Data section =>
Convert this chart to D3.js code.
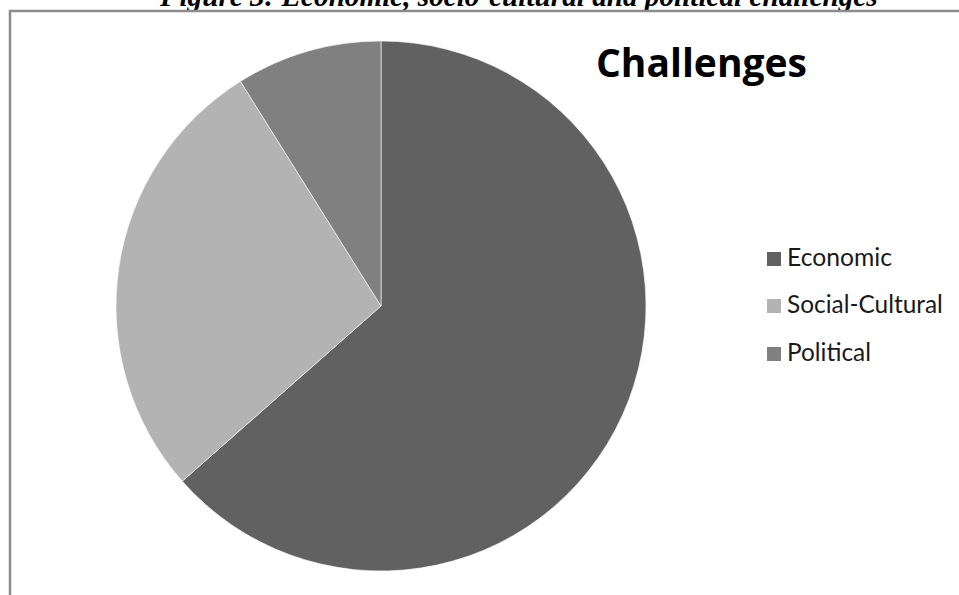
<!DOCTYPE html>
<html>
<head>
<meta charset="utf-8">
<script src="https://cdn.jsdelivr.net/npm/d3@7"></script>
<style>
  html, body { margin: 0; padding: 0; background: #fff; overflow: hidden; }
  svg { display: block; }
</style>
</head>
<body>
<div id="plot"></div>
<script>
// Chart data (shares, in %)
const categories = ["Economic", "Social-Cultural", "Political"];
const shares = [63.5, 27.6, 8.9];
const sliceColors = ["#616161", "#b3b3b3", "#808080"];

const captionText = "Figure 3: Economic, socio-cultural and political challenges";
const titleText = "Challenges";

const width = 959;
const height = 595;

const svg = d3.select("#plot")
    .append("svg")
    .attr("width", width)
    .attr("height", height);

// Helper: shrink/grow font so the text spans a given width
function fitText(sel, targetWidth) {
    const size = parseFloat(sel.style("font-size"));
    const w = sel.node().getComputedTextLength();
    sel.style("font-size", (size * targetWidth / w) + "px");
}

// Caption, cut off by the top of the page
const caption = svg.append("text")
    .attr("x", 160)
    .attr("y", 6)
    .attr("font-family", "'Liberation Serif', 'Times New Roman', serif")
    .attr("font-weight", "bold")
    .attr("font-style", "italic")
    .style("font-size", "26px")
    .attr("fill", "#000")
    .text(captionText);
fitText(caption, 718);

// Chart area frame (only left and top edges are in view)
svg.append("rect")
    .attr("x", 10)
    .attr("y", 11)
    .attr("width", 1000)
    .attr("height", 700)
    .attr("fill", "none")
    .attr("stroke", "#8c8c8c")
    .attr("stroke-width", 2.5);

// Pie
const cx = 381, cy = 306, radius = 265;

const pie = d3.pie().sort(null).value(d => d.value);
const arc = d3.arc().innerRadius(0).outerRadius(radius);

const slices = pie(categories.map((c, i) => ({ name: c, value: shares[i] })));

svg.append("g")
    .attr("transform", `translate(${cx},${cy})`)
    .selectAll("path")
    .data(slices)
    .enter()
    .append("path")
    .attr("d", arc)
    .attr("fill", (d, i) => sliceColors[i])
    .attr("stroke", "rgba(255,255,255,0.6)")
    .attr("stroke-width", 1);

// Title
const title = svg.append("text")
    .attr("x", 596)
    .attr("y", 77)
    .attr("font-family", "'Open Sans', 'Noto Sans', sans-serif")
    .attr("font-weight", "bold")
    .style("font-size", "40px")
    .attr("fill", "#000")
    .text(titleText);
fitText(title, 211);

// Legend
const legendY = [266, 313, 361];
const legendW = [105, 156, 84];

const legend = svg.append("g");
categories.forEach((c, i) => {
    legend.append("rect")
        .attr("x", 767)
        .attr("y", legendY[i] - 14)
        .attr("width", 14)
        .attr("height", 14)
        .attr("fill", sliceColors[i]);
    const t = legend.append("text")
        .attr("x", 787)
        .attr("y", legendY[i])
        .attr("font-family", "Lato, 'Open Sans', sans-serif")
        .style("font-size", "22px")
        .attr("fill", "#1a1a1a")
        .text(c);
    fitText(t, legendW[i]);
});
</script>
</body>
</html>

Task requirements => Copy all the data exactly as written, but skip any picture.

Answer to this exercise =>
Convert this chart to D3.js code.
<!DOCTYPE html>
<html>
<head>
<meta charset="utf-8">
<script src="https://cdn.jsdelivr.net/npm/d3@7"></script>
<style>
  html, body { margin: 0; padding: 0; background: #fff; overflow: hidden; }
  svg { display: block; }
</style>
</head>
<body>
<div id="plot"></div>
<script>
// Chart data (shares, in %)
const categories = ["Economic", "Social-Cultural", "Political"];
const shares = [63.5, 27.6, 8.9];
const sliceColors = ["#616161", "#b3b3b3", "#808080"];

const captionText = "Figure 3: Economic, socio-cultural and political challenges";
const titleText = "Challenges";

const width = 959;
const height = 595;

const svg = d3.select("#plot")
    .append("svg")
    .attr("width", width)
    .attr("height", height);

// Helper: shrink/grow font so the text spans a given width
function fitText(sel, targetWidth) {
    const size = parseFloat(sel.style("font-size"));
    const w = sel.node().getComputedTextLength();
    sel.style("font-size", (size * targetWidth / w) + "px");
}

// Caption, cut off by the top of the page
const caption = svg.append("text")
    .attr("x", 160)
    .attr("y", 6)
    .attr("font-family", "'Liberation Serif', 'Times New Roman', serif")
    .attr("font-weight", "bold")
    .attr("font-style", "italic")
    .style("font-size", "26px")
    .attr("fill", "#000")
    .text(captionText);
fitText(caption, 718);

// Chart area frame (only left and top edges are in view)
svg.append("rect")
    .attr("x", 10)
    .attr("y", 11)
    .attr("width", 1000)
    .attr("height", 700)
    .attr("fill", "none")
    .attr("stroke", "#8c8c8c")
    .attr("stroke-width", 2.5);

// Pie
const cx = 381, cy = 306, radius = 265;

const pie = d3.pie().sort(null).value(d => d.value);
const arc = d3.arc().innerRadius(0).outerRadius(radius);

const slices = pie(categories.map((c, i) => ({ name: c, value: shares[i] })));

svg.append("g")
    .attr("transform", `translate(${cx},${cy})`)
    .selectAll("path")
    .data(slices)
    .enter()
    .append("path")
    .attr("d", arc)
    .attr("fill", (d, i) => sliceColors[i])
    .attr("stroke", "rgba(255,255,255,0.6)")
    .attr("stroke-width", 1);

// Title
const title = svg.append("text")
    .attr("x", 596)
    .attr("y", 77)
    .attr("font-family", "'Open Sans', 'Noto Sans', sans-serif")
    .attr("font-weight", "bold")
    .style("font-size", "40px")
    .attr("fill", "#000")
    .text(titleText);
fitText(title, 211);

// Legend
const legendY = [266, 313, 361];
const legendW = [105, 156, 84];

const legend = svg.append("g");
categories.forEach((c, i) => {
    legend.append("rect")
        .attr("x", 767)
        .attr("y", legendY[i] - 14)
        .attr("width", 14)
        .attr("height", 14)
        .attr("fill", sliceColors[i]);
    const t = legend.append("text")
        .attr("x", 787)
        .attr("y", legendY[i])
        .attr("font-family", "Lato, 'Open Sans', sans-serif")
        .style("font-size", "22px")
        .attr("fill", "#1a1a1a")
        .text(c);
    fitText(t, legendW[i]);
});
</script>
</body>
</html>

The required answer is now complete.